I find that I need to manually restart jobs, and cancel stuck jobs, as a means of achieving reliable backups. Hopefully this blog post will help that happen when I am not around and serve to show other people that may not be quite so familiar with Veritas 8.6 how to do that as well. I think providing documentation of IT work is very, very important and can save tons of time and money in the long run! Please leave me a comment if you find this post useful.

Canceling A Stuck Job
With this software, it is not easy or possible to run two different jobs at the same time, on the same tape. Sometimes a job becomes 'stuck' and runs forever. It is important to cancel these stuck jobs so you can start a new one. One way I found to cancel a stuck job involves being in the "Activity Monitor" window, as shown in the below image.

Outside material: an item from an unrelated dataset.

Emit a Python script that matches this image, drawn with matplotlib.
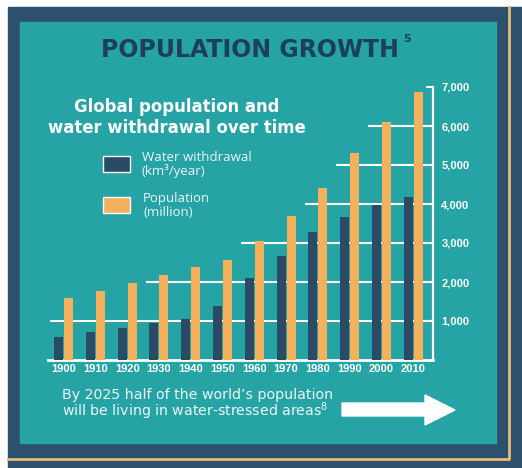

Figure 1. Activity Monitor
Left click on the labels describing the view pane you want to be in.
This is with my camera phone.

Once you are in the "activity monitor" you should be able to see a list of jobs that have run, are running, or failed. If you right click on a job, and select "Cancel" that will cancel the job for you. I have noticed that it sometimes takes a minute or two to actually cancel.

Figure 2. Canceling a Job
Don't forget to wait a minute or two after you cancel the job

Manually Starting a Job
Once you have made sure there are no stuck jobs, you can manually start a job if you would like. The system I work with has scheduled jobs, so manually starting jobs shouldn't (hopefully) be necessary. I like to manually run a job to make sure everything is working OK after canceling a stuck job, rebooting, adding a new tape to the rotation or anything else that would make me doubt things are working perfectly.

One way I found to start a job is to navigate to the "Job Definitions" view pane. This is at the bottom on the screen, next to the "Activity Monitor" described above. Left click on this label to switch to that view.

Figure 3. Job Definitions
This view lets you see all the jobs that have been created.

Once you are in this view, you can see all the different jobs that have been created for your system. For our system, we are interested in the job titled "Backup 0002." This job backs up our entire system. In order to run this job, right click on it and select "Run now..."

Figure 4. Actually Running A Job

After you have run your job, it is important to see how things are going. Switch back to the "Activity Monitor" and look at your running job, as can barely be clearly seen in the high-quality image below.

Figure 5. Backup Job Successful!

Conclusion
Hopefully this document clearly explains how to manually cancel and restart jobs using Veritas 8.6. The employee known simply as "The Handball Destroyer" at the office has picked up a lot of the the day to day responsibilities regarding the computer systems here and I hope this document helps them, and any of the Internet masses.

Also, I refrained from taking screen shots of the server since I would like it to stay in complete isolation. I do not want any sort of writable media entering that environment, and it is completely isolated with regards to networking. Sorry about the resulting lack of picture quality!